F. A rhetorical approach would look at Alexie and/or Silko as public intellectuals and orators involved in persuading audiences as much as it would see them as artists. So a rhetorical approach to their writing might focus on the “rhetorical situation” of their writing, that is: who their audiences are and what they believe and how they feel in the context of events and other material conditions leading up to, during and after the publication of the work. Basically, the author does not just write and get published etc.; their writing, and the reception of it, results from complex transactions between them, their audiences (real and imagined), and the material conditions (which may include the power of hegemonic discourses). This project would look at one or both of these writers from this point of view. Reviews of books are one source, as are their interviews, public orations, and studies of Amer. Indian oratory. Use the web’s linking abilities to put users in touch with electronically reachable sources. Include an intro to your pages. Use a group blog or google docs. Add images and otherwise use visual resources to make the site attractive and engaging.
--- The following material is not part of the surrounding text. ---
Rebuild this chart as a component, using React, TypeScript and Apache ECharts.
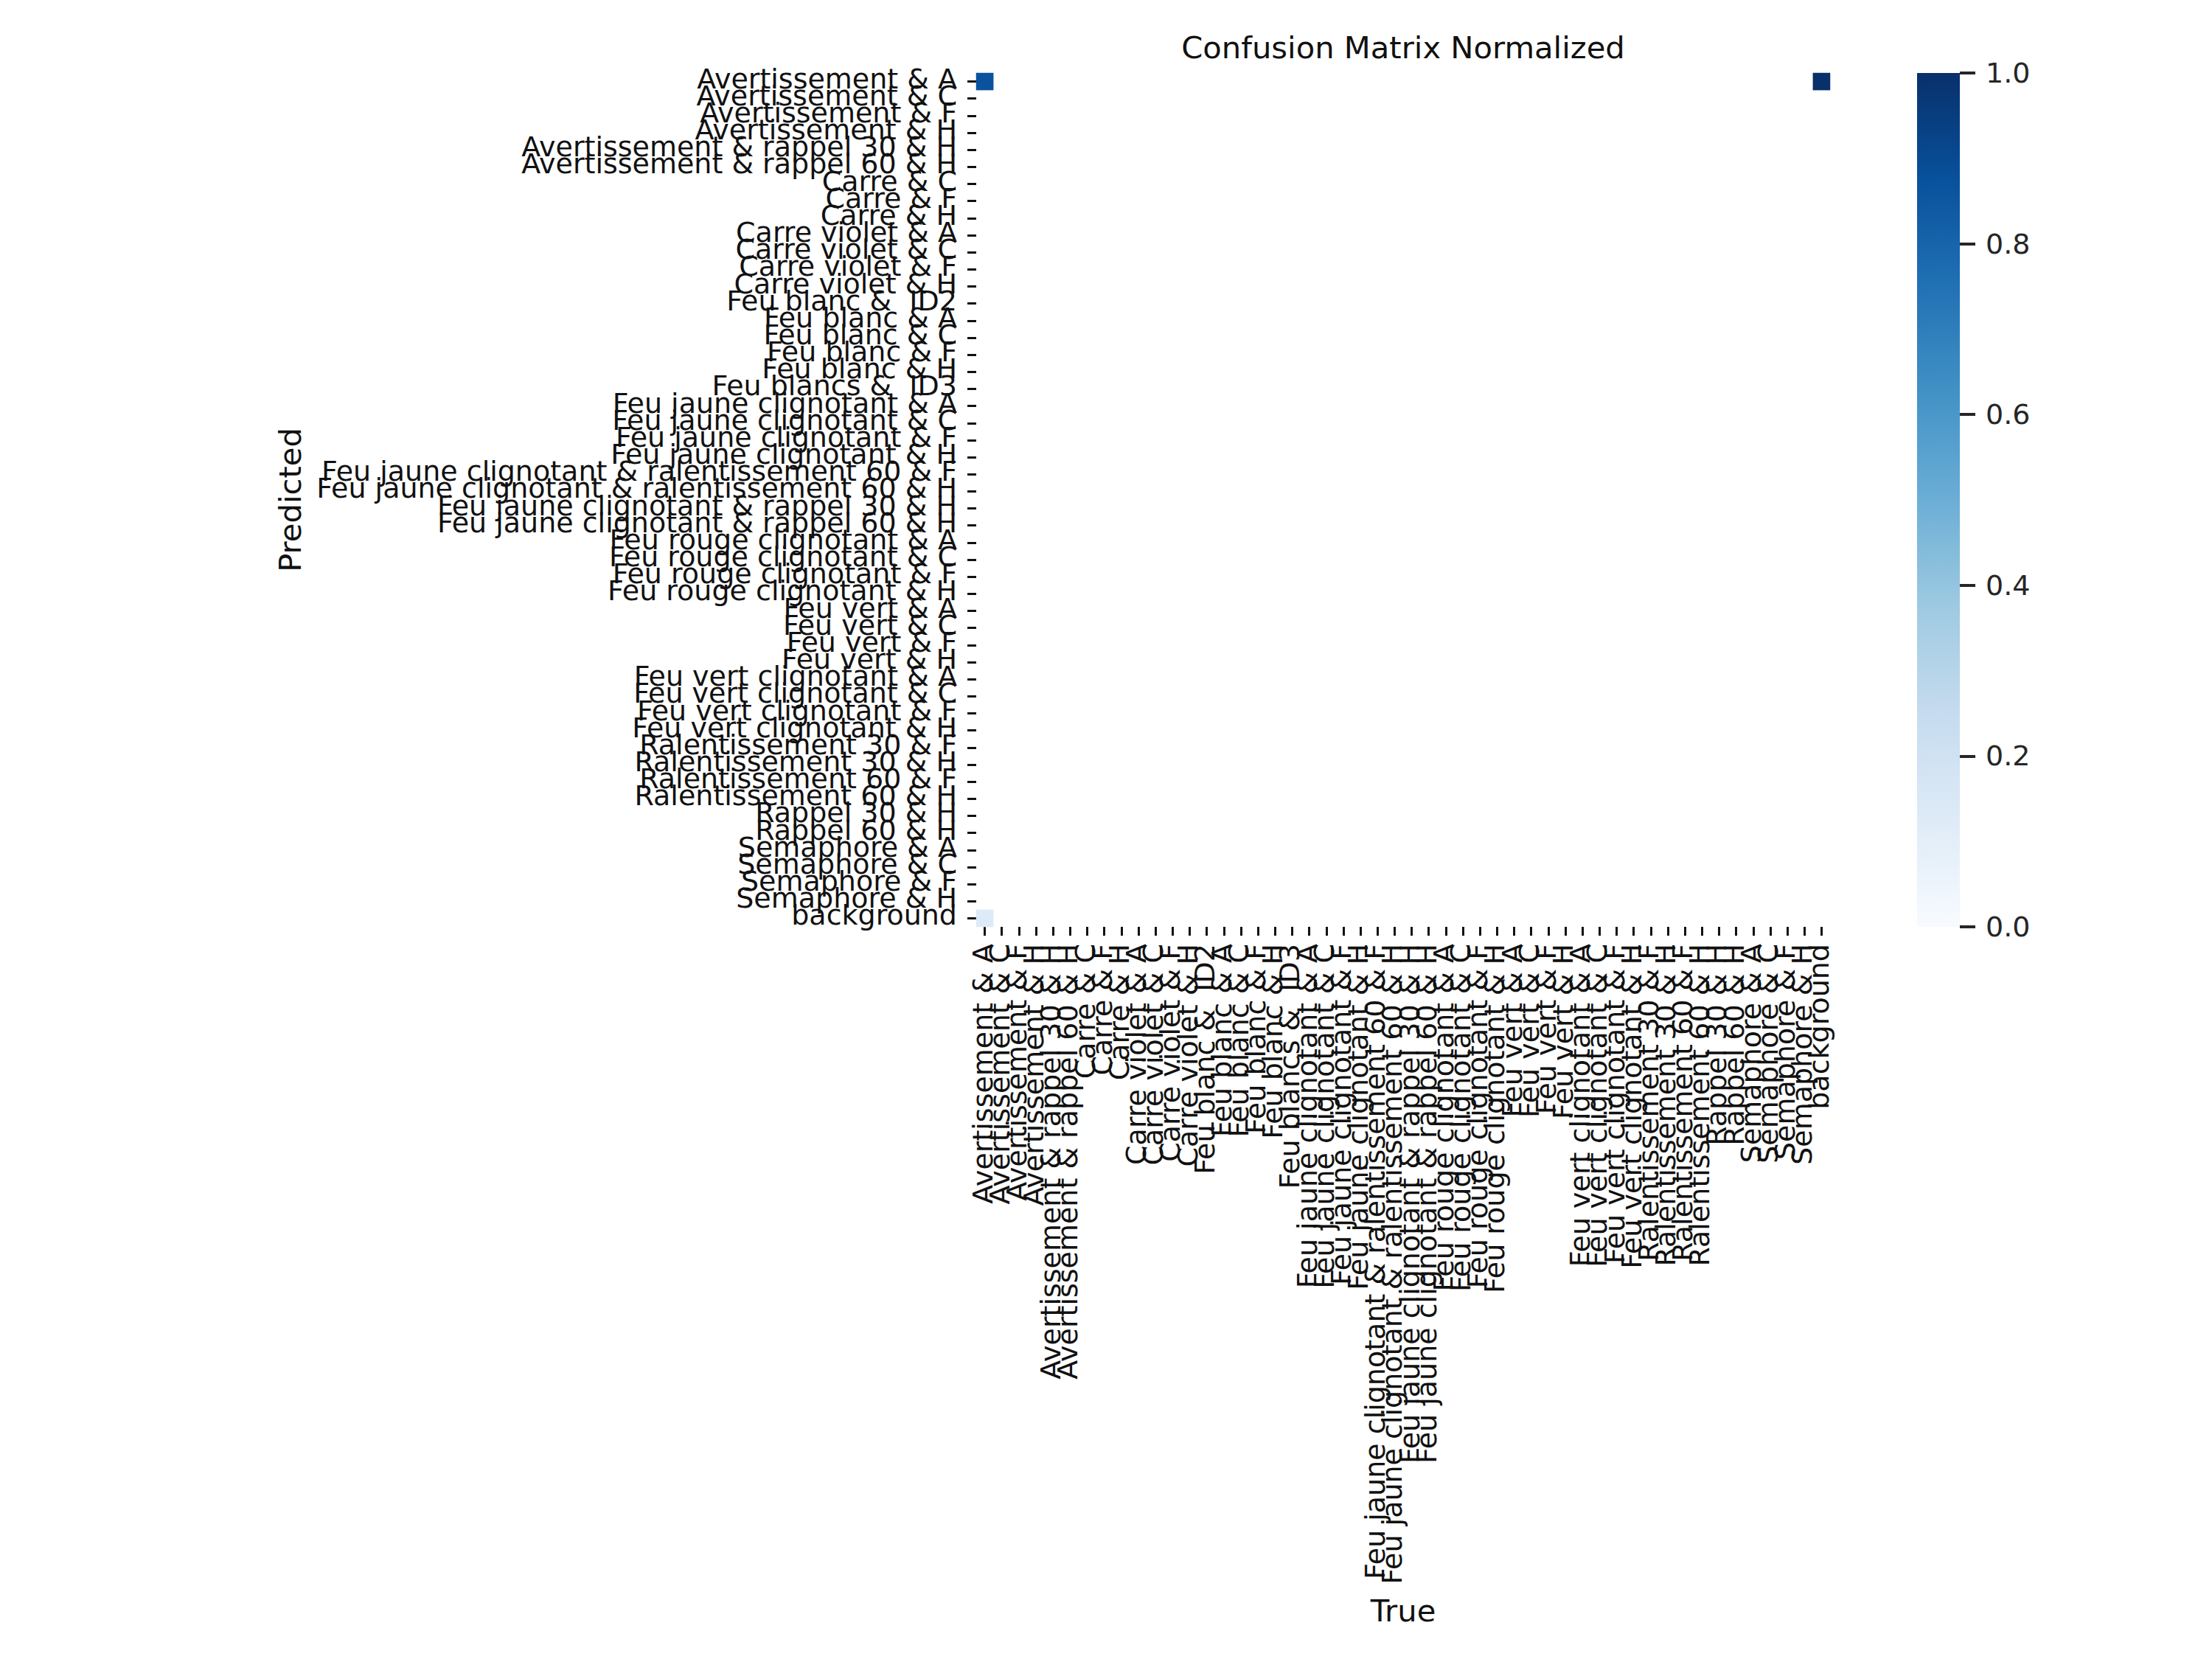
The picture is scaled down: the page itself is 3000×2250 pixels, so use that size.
import React, { useEffect, useRef } from "react";
import * as echarts from "echarts";

const categories = [
  "Avertissement & A",
  "Avertissement & C",
  "Avertissement & F",
  "Avertissement & H",
  "Avertissement & rappel 30 & H",
  "Avertissement & rappel 60 & H",
  "Carre & C",
  "Carre & F",
  "Carre & H",
  "Carre violet & A",
  "Carre violet & C",
  "Carre violet & F",
  "Carre violet & H",
  "Feu blanc &  ID2",
  "Feu blanc & A",
  "Feu blanc & C",
  "Feu blanc & F",
  "Feu blanc & H",
  "Feu blancs &  ID3",
  "Feu jaune clignotant & A",
  "Feu jaune clignotant & C",
  "Feu jaune clignotant & F",
  "Feu jaune clignotant & H",
  "Feu jaune clignotant & ralentissement 60 & F",
  "Feu jaune clignotant & ralentissement 60 & H",
  "Feu jaune clignotant & rappel 30 & H",
  "Feu jaune clignotant & rappel 60 & H",
  "Feu rouge clignotant & A",
  "Feu rouge clignotant & C",
  "Feu rouge clignotant & F",
  "Feu rouge clignotant & H",
  "Feu vert & A",
  "Feu vert & C",
  "Feu vert & F",
  "Feu vert & H",
  "Feu vert clignotant & A",
  "Feu vert clignotant & C",
  "Feu vert clignotant & F",
  "Feu vert clignotant & H",
  "Ralentissement 30 & F",
  "Ralentissement 30 & H",
  "Ralentissement 60 & F",
  "Ralentissement 60 & H",
  "Rappel 30 & H",
  "Rappel 60 & H",
  "Semaphore & A",
  "Semaphore & C",
  "Semaphore & F",
  "Semaphore & H",
  "background",
];

// Non-empty cells of the normalized matrix (cells below 0.005 are blank)
const cellTrue = ["Avertissement & A", "background", "Avertissement & A"];
const cellPredicted = ["Avertissement & A", "Avertissement & A", "background"];
const cellValues = [0.87, 1.0, 0.13];

const colorbarTickInterval = 0.2;
const bluesColors = [
  "#f7fbff",
  "#deebf7",
  "#c6dbef",
  "#9ecae1",
  "#6baed6",
  "#4292c6",
  "#2171b5",
  "#08519c",
  "#08306b",
];

const FONT = "DejaVu Sans";

export default function App() {
  const ref = useRef<HTMLDivElement>(null);
  useEffect(() => {
    if (!ref.current) return;
    const chart = echarts.init(ref.current, undefined, { renderer: "svg" });
    const heatData = cellValues.map((v, i) => [
      categories.indexOf(cellTrue[i]),
      categories.indexOf(cellPredicted[i]),
      v,
    ]);
    const gradient = new echarts.graphic.LinearGradient(
      0,
      1,
      0,
      0,
      bluesColors.map((c, i) => ({ offset: i / (bluesColors.length - 1), color: c }))
    );
    const option = {
      animation: false,
      backgroundColor: "#ffffff",
      textStyle: { fontFamily: FONT },
      grid: [
        { left: 1324, top: 99, width: 1158, height: 1158 },
        { left: 2600, top: 99, width: 58, height: 1158 },
      ],
      xAxis: [
        {
          type: "category",
          gridIndex: 0,
          data: categories,
          position: "bottom",
          axisLine: { show: false },
          axisTick: {
            show: true,
            alignWithLabel: true,
            interval: 0,
            length: 12,
            lineStyle: { color: "#111111", width: 3 },
          },
          axisLabel: {
            interval: 0,
            rotate: 90,
            margin: 23,
            fontSize: 38,
            color: "#111111",
            fontFamily: FONT,
            formatter: (v: string) => `{t|${v}}`,
            rich: {
              t: { fontSize: 38, fontFamily: FONT, color: "#111111", padding: [0, 0, 6, 0] },
            },
          },
          splitLine: { show: false },
          splitArea: { show: false },
        },
        { type: "category", gridIndex: 1, data: [""], show: false },
      ],
      yAxis: [
        {
          type: "category",
          gridIndex: 0,
          data: categories,
          inverse: true,
          axisLine: { show: false },
          axisTick: {
            show: true,
            alignWithLabel: true,
            interval: 0,
            length: 12,
            lineStyle: { color: "#111111", width: 3 },
          },
          axisLabel: {
            interval: 0,
            margin: 26,
            fontSize: 38,
            color: "#111111",
            fontFamily: FONT,
            formatter: (v: string) => `{t|${v}}`,
            rich: {
              t: { fontSize: 38, fontFamily: FONT, color: "#111111", padding: [0, 0, 8, 0] },
            },
          },
          splitLine: { show: false },
          splitArea: { show: false },
        },
        {
          type: "value",
          gridIndex: 1,
          min: 0,
          max: 1,
          interval: colorbarTickInterval,
          position: "right",
          axisLine: { show: false },
          axisTick: { show: true, length: 21, lineStyle: { color: "#262626", width: 4 } },
          axisLabel: {
            margin: 35,
            fontSize: 38,
            color: "#262626",
            fontFamily: FONT,
            formatter: (v: number) => v.toFixed(1),
          },
          splitLine: { show: false },
        },
      ],
      visualMap: {
        show: false,
        type: "continuous",
        min: 0,
        max: 1,
        seriesIndex: 0,
        inRange: { color: bluesColors },
      },
      series: [
        {
          type: "heatmap",
          xAxisIndex: 0,
          yAxisIndex: 0,
          data: heatData,
          emphasis: { disabled: true },
          silent: true,
        },
        {
          type: "bar",
          xAxisIndex: 1,
          yAxisIndex: 1,
          data: [1],
          barWidth: "100%",
          itemStyle: { color: gradient },
          silent: true,
        },
      ],
      graphic: [
        {
          type: "text",
          x: 1903,
          y: 64,
          style: {
            text: "Confusion Matrix Normalized",
            align: "center",
            verticalAlign: "middle",
            font: `41.7px "${FONT}"`,
            fill: "#111111",
          },
        },
        {
          type: "text",
          x: 1903,
          y: 2184,
          style: {
            text: "True",
            align: "center",
            verticalAlign: "middle",
            font: `41.7px "${FONT}"`,
            fill: "#111111",
          },
        },
        {
          type: "text",
          x: 393,
          y: 678,
          rotation: Math.PI / 2,
          style: {
            text: "Predicted",
            align: "center",
            verticalAlign: "middle",
            font: `41.7px "${FONT}"`,
            fill: "#111111",
          },
        },
      ],
    };
    chart.setOption(option as any);
    return () => chart.dispose();
  }, []);
  return (
    <div
      ref={ref}
      style={{ position: "absolute", left: 0, top: 0, width: 3000, height: 2250 }}
    />
  );
}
G. Focusing on either The Lone Ranger and Tonto Fistfight in Heaven or Ceremony, select, compile and copy into text what you might identify as “key” passages in the text. Write commentaries for each passage, offering close readings, quotes and points from sources, information on references and allusions in the passage, and an explanation of why and how it is a “key” to opening up the text. Figure out a way to organize and arrange the material, perhaps by themes, to make it useful for readers. Use the web’s linking abilities to put users in touch with electronically reachable sources. Include an intro to your pages. Use a group blog or google docs. Add images and otherwise use visual resources to make the site attractive and engaging. Consider linking to useful pages in other group sites.
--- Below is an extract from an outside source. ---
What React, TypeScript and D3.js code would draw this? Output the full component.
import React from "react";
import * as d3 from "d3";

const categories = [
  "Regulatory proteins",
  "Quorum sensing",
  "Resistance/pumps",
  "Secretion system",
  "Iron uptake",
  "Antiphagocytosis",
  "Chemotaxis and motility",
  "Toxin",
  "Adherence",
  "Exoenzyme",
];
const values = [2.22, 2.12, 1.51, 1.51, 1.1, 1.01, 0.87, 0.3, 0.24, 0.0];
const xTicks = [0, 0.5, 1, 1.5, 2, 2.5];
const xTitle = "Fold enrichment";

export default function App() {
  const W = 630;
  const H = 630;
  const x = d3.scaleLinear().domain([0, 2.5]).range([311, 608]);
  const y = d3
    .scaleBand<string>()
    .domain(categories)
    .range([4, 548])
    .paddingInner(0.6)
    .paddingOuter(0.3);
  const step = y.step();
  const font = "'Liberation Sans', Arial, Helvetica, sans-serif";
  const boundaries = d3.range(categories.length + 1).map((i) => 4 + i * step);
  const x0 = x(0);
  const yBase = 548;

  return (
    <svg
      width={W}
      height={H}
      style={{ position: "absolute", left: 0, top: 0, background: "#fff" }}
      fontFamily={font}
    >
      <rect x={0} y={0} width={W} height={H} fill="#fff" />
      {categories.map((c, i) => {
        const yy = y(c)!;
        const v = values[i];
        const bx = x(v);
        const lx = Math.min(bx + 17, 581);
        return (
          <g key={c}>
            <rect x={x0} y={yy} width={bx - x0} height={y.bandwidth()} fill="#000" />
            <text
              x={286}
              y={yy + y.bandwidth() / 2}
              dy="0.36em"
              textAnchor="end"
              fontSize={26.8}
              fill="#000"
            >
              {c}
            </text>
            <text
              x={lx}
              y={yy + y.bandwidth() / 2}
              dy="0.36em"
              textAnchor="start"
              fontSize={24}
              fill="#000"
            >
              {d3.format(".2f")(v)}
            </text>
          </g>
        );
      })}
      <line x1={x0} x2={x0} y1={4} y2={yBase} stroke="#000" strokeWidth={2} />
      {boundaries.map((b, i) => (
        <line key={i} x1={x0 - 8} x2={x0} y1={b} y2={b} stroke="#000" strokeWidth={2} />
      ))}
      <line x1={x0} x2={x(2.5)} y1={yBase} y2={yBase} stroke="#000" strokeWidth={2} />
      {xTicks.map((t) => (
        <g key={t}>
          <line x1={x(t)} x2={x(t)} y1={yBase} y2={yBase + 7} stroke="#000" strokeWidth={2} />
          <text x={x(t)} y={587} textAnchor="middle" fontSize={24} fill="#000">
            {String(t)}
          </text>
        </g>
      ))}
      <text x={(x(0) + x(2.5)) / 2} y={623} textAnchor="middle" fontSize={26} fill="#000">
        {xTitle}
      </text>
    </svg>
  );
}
OR? Propose something . . .
Dates: Groups and topics must be established no later than Thursday, May 21. Post your preferences or proposals to your blog between now and Thursday. We can use class time on TH to iron that out and then get started. Tasks must be identified and assigned to be done by each group member over the weekend. Your group will meet during Tuesday’s class to compile the task work and further compose, arrange, and plan to get the draft completed by Thursday, May 28. We will do some peer critique work on the drafts that day. Revised sites are due Friday, May 29 by 6:00 pm. Your group may need to meet on Friday to complete the project.
Expectations: The projects need to contain writing that your group does for it, in addition to any visual media, links etc. employed. The writing needs to be of good quality, well-edited, and follow MLA citation standards. The project must include a works cited list. The project needs to be useful, interesting, perhaps entertaining, and show thoughtful organization. Consider using a site index to allow readers to go to topics that interest them. Use the interlinking and graphical capacity of the web.
You can use a group blog through blogger, or google docs, or even make a site using Dreamweaver and put it on OAK.
The draft needs to be online in order to get peer responses. I expect more volume from a group of 3-4 than from a two person group.